* WHAT YOU NEED TO DO
Transcribe the material exactly. Images do not belong in the copy.

* MATERIAL PROVIDED
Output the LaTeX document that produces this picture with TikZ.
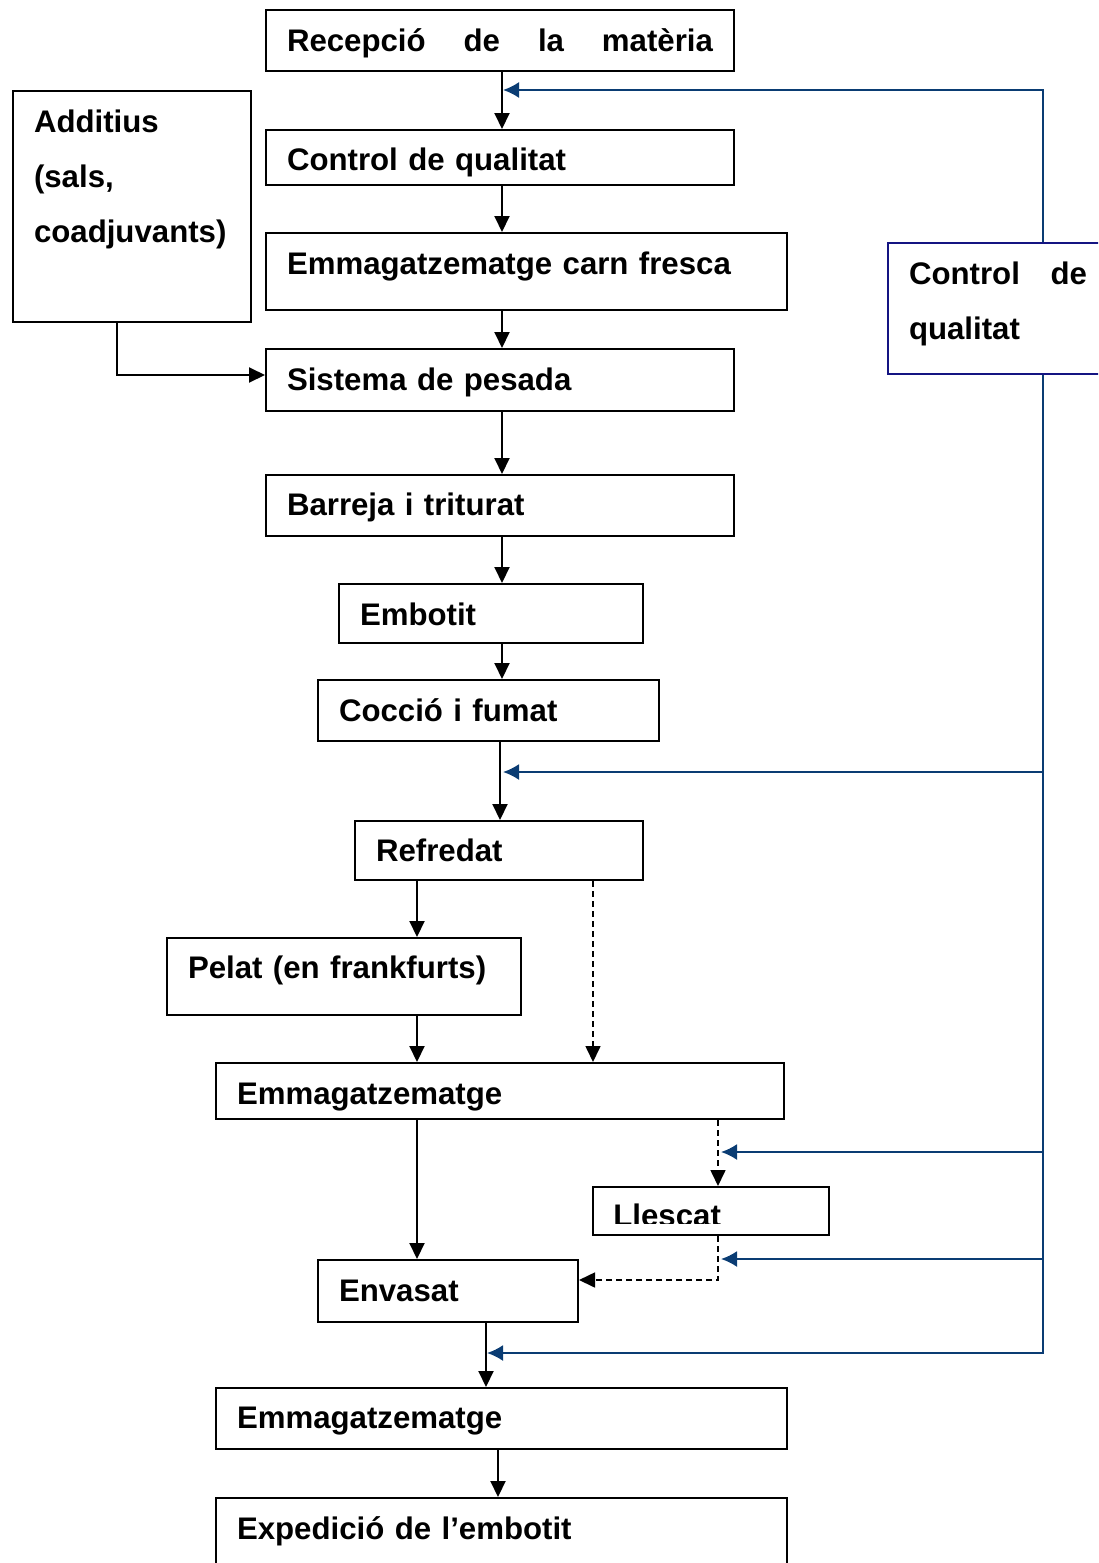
\documentclass[tikz,border=0pt]{standalone}
\usepackage{fontspec}
\setmainfont{Liberation Sans}
\usetikzlibrary{arrows.meta}
\definecolor{blaufosc}{RGB}{10,60,115}
\definecolor{marcblau}{RGB}{20,20,130}
\newcommand{\lletra}{\bfseries\fontsize{15.6}{27.5}\selectfont}
\tikzset{
  etapa/.style={draw, line width=1pt, anchor=north west, inner xsep=10.5pt,
                inner ysep=0pt, align=left, font=\lletra},
  fletxa/.style={line width=1pt, -{Triangle[length=8pt,width=7.5pt]}},
  discont/.style={line width=0.8pt, dash pattern=on 3pt off 2pt,
                  -{Triangle[length=8pt,width=7.5pt]}},
  control/.style={draw=blaufosc, line width=1pt, -{Latex[length=8pt,width=8pt]}},
}
\begin{document}
\begin{tikzpicture}[x=0.5pt,y=-0.5pt]%{{{
\useasboundingbox (0,0) rectangle (1098,1563);
\clip (0,0) rectangle (1098,1563);
%
% Etapes del proces
\node [etapa, text height=20.5pt, text depth=10pt] (recep) at (265,9)
      {\makebox[213pt][s]{Recepció\hfill de\hfill la\hfill matèria}};
\node [etapa, text width=213pt, text height=20pt, text depth=7.5pt] (ctrl1) at (265,129)
      {Control de qualitat};
\node [etapa, text width=239.5pt, text height=20.5pt, text depth=18pt] (carn) at (265,232)
      {Emmagatzematge carn fresca};
\node [etapa, text width=213pt, text height=20.5pt, text depth=10.5pt] (pesada) at (265,348)
      {Sistema de pesada};
\node [etapa, text width=213pt, text height=20pt, text depth=10.5pt] (barreja) at (265,474)
      {Barreja i triturat};
\node [etapa, text width=131pt, text height=20.5pt, text depth=9pt] (embotit) at (338,583)
      {Embotit};
\node [etapa, text width=149.5pt, text height=20.5pt, text depth=10pt] (coccio) at (317,679)
      {Cocció i fumat};
\node [etapa, text width=123pt, text height=20pt, text depth=9.5pt] (refredat) at (354,820)
      {Refredat};
\node [etapa, text width=156pt, text height=20pt, text depth=18.5pt] (pelat) at (166,937)
      {Pelat (en frankfurts)};
\node [etapa, text width=263pt, text height=20.5pt, text depth=7.5pt] (emmag1) at (215,1062)
      {Emmagatzematge};
\node [etapa, text width=97pt, text height=20pt, text depth=4pt] (llescat) at (592,1186) {};
\node [etapa, text width=109pt, text height=20.5pt, text depth=10.5pt] (envasat) at (317,1259)
      {Envasat};
\node [etapa, text width=264.5pt, text height=20pt, text depth=10.5pt] (emmag2) at (215,1387)
      {Emmagatzematge};
\node [etapa, text width=264.5pt, text height=20.5pt, text depth=21pt] (exped) at (215,1497)
      {Expedició de l’embotit};
%
% Text del llescat (tallat per baix)
\begin{scope}
\clip (592,1186) rectangle (828,1223);
\node [anchor=base west, inner sep=0pt, font=\lletra] (llescattxt) at (613,1226) {Llescat};
\end{scope}
%
% Additius i control
\node [etapa, text width=98pt, text height=20.5pt, text depth=95pt] (additius) at (12,90)
      {Additius\\(sals,\\coadjuvants)};
\node [etapa, draw=marcblau, text width=89pt, text height=20.5pt, text depth=45pt] (cq2) at (887,242)
      {\makebox[89pt][s]{Control\hfill de}\\qualitat};
%
% Eixos de les fletxes
\coordinate (eix)  at (502,0);
\coordinate (eixb) at (417,0);
\coordinate (eixc) at (593,0);
\coordinate (eixd) at (718,0);
\coordinate (eixe) at (486,0);
\coordinate (eixf) at (498,0);
\coordinate (eixg) at (117,0);
\coordinate (bus)  at (1043,0);
%
% Flux principal
\draw [fletxa] (recep.south -| eix)   -- (ctrl1.north -| eix);
\draw [fletxa] (ctrl1.south -| eix)   -- (carn.north -| eix);
\draw [fletxa] (carn.south -| eix)    -- (pesada.north -| eix);
\draw [fletxa] (pesada.south -| eix)  -- (barreja.north -| eix);
\draw [fletxa] (barreja.south -| eix) -- (embotit.north -| eix);
\draw [fletxa] (embotit.south -| eix) -- (coccio.north -| eix);
\draw [fletxa] ([xshift=-1pt]coccio.south -| eix) -- ([xshift=-1pt]refredat.north -| eix);
\draw [fletxa] (refredat.south -| eixb) -- (pelat.north -| eixb);
\draw [fletxa] (pelat.south -| eixb)    -- (emmag1.north -| eixb);
\draw [fletxa] (emmag1.south -| eixb)   -- (envasat.north -| eixb);
\draw [fletxa] (envasat.south -| eixe)  -- (emmag2.north -| eixe);
\draw [fletxa] (emmag2.south -| eixf)   -- (exped.north -| eixf);
\draw [fletxa] (additius.south -| eixg) |- ([yshift=2.5pt]pesada.west);
%
% Camins discontinus
\draw [discont] (refredat.south -| eixc) -- (emmag1.north -| eixc);
\draw [discont] (emmag1.south -| eixd)   -- (llescat.north -| eixd);
\draw [discont] (llescat.south -| eixd)  |- ([yshift=5.5pt]envasat.east);
%
% Control de qualitat (blau)
\coordinate (entrada1) at (503,90);
\coordinate (entrada2) at (503,772);
\coordinate (entrada3) at (721,1152);
\coordinate (entrada4) at (721,1259);
\coordinate (entrada5) at (487,1353);
\draw [control] (cq2.north -| bus) |- (entrada1);
\draw [control] (cq2.south -| bus) |- (entrada5);
\draw [control] (bus |- entrada2) -- (entrada2);
\draw [control] (bus |- entrada3) -- (entrada3);
\draw [control] (bus |- entrada4) -- (entrada4);
%
\end{tikzpicture}
\end{document}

* EXERCISE RESPONSE
Output the LaTeX document that produces this picture with TikZ.
\documentclass[tikz,border=0pt]{standalone}
\usepackage{fontspec}
\setmainfont{Liberation Sans}
\usetikzlibrary{arrows.meta}
\definecolor{blaufosc}{RGB}{10,60,115}
\definecolor{marcblau}{RGB}{20,20,130}
\newcommand{\lletra}{\bfseries\fontsize{15.6}{27.5}\selectfont}
\tikzset{
  etapa/.style={draw, line width=1pt, anchor=north west, inner xsep=10.5pt,
                inner ysep=0pt, align=left, font=\lletra},
  fletxa/.style={line width=1pt, -{Triangle[length=8pt,width=7.5pt]}},
  discont/.style={line width=0.8pt, dash pattern=on 3pt off 2pt,
                  -{Triangle[length=8pt,width=7.5pt]}},
  control/.style={draw=blaufosc, line width=1pt, -{Latex[length=8pt,width=8pt]}},
}
\begin{document}
\begin{tikzpicture}[x=0.5pt,y=-0.5pt]%{{{
\useasboundingbox (0,0) rectangle (1098,1563);
\clip (0,0) rectangle (1098,1563);
%
% Etapes del proces
\node [etapa, text height=20.5pt, text depth=10pt] (recep) at (265,9)
      {\makebox[213pt][s]{Recepció\hfill de\hfill la\hfill matèria}};
\node [etapa, text width=213pt, text height=20pt, text depth=7.5pt] (ctrl1) at (265,129)
      {Control de qualitat};
\node [etapa, text width=239.5pt, text height=20.5pt, text depth=18pt] (carn) at (265,232)
      {Emmagatzematge carn fresca};
\node [etapa, text width=213pt, text height=20.5pt, text depth=10.5pt] (pesada) at (265,348)
      {Sistema de pesada};
\node [etapa, text width=213pt, text height=20pt, text depth=10.5pt] (barreja) at (265,474)
      {Barreja i triturat};
\node [etapa, text width=131pt, text height=20.5pt, text depth=9pt] (embotit) at (338,583)
      {Embotit};
\node [etapa, text width=149.5pt, text height=20.5pt, text depth=10pt] (coccio) at (317,679)
      {Cocció i fumat};
\node [etapa, text width=123pt, text height=20pt, text depth=9.5pt] (refredat) at (354,820)
      {Refredat};
\node [etapa, text width=156pt, text height=20pt, text depth=18.5pt] (pelat) at (166,937)
      {Pelat (en frankfurts)};
\node [etapa, text width=263pt, text height=20.5pt, text depth=7.5pt] (emmag1) at (215,1062)
      {Emmagatzematge};
\node [etapa, text width=97pt, text height=20pt, text depth=4pt] (llescat) at (592,1186) {};
\node [etapa, text width=109pt, text height=20.5pt, text depth=10.5pt] (envasat) at (317,1259)
      {Envasat};
\node [etapa, text width=264.5pt, text height=20pt, text depth=10.5pt] (emmag2) at (215,1387)
      {Emmagatzematge};
\node [etapa, text width=264.5pt, text height=20.5pt, text depth=21pt] (exped) at (215,1497)
      {Expedició de l’embotit};
%
% Text del llescat (tallat per baix)
\begin{scope}
\clip (592,1186) rectangle (828,1223);
\node [anchor=base west, inner sep=0pt, font=\lletra] (llescattxt) at (613,1226) {Llescat};
\end{scope}
%
% Additius i control
\node [etapa, text width=98pt, text height=20.5pt, text depth=95pt] (additius) at (12,90)
      {Additius\\(sals,\\coadjuvants)};
\node [etapa, draw=marcblau, text width=89pt, text height=20.5pt, text depth=45pt] (cq2) at (887,242)
      {\makebox[89pt][s]{Control\hfill de}\\qualitat};
%
% Eixos de les fletxes
\coordinate (eix)  at (502,0);
\coordinate (eixb) at (417,0);
\coordinate (eixc) at (593,0);
\coordinate (eixd) at (718,0);
\coordinate (eixe) at (486,0);
\coordinate (eixf) at (498,0);
\coordinate (eixg) at (117,0);
\coordinate (bus)  at (1043,0);
%
% Flux principal
\draw [fletxa] (recep.south -| eix)   -- (ctrl1.north -| eix);
\draw [fletxa] (ctrl1.south -| eix)   -- (carn.north -| eix);
\draw [fletxa] (carn.south -| eix)    -- (pesada.north -| eix);
\draw [fletxa] (pesada.south -| eix)  -- (barreja.north -| eix);
\draw [fletxa] (barreja.south -| eix) -- (embotit.north -| eix);
\draw [fletxa] (embotit.south -| eix) -- (coccio.north -| eix);
\draw [fletxa] ([xshift=-1pt]coccio.south -| eix) -- ([xshift=-1pt]refredat.north -| eix);
\draw [fletxa] (refredat.south -| eixb) -- (pelat.north -| eixb);
\draw [fletxa] (pelat.south -| eixb)    -- (emmag1.north -| eixb);
\draw [fletxa] (emmag1.south -| eixb)   -- (envasat.north -| eixb);
\draw [fletxa] (envasat.south -| eixe)  -- (emmag2.north -| eixe);
\draw [fletxa] (emmag2.south -| eixf)   -- (exped.north -| eixf);
\draw [fletxa] (additius.south -| eixg) |- ([yshift=2.5pt]pesada.west);
%
% Camins discontinus
\draw [discont] (refredat.south -| eixc) -- (emmag1.north -| eixc);
\draw [discont] (emmag1.south -| eixd)   -- (llescat.north -| eixd);
\draw [discont] (llescat.south -| eixd)  |- ([yshift=5.5pt]envasat.east);
%
% Control de qualitat (blau)
\coordinate (entrada1) at (503,90);
\coordinate (entrada2) at (503,772);
\coordinate (entrada3) at (721,1152);
\coordinate (entrada4) at (721,1259);
\coordinate (entrada5) at (487,1353);
\draw [control] (cq2.north -| bus) |- (entrada1);
\draw [control] (cq2.south -| bus) |- (entrada5);
\draw [control] (bus |- entrada2) -- (entrada2);
\draw [control] (bus |- entrada3) -- (entrada3);
\draw [control] (bus |- entrada4) -- (entrada4);
%
\end{tikzpicture}
\end{document}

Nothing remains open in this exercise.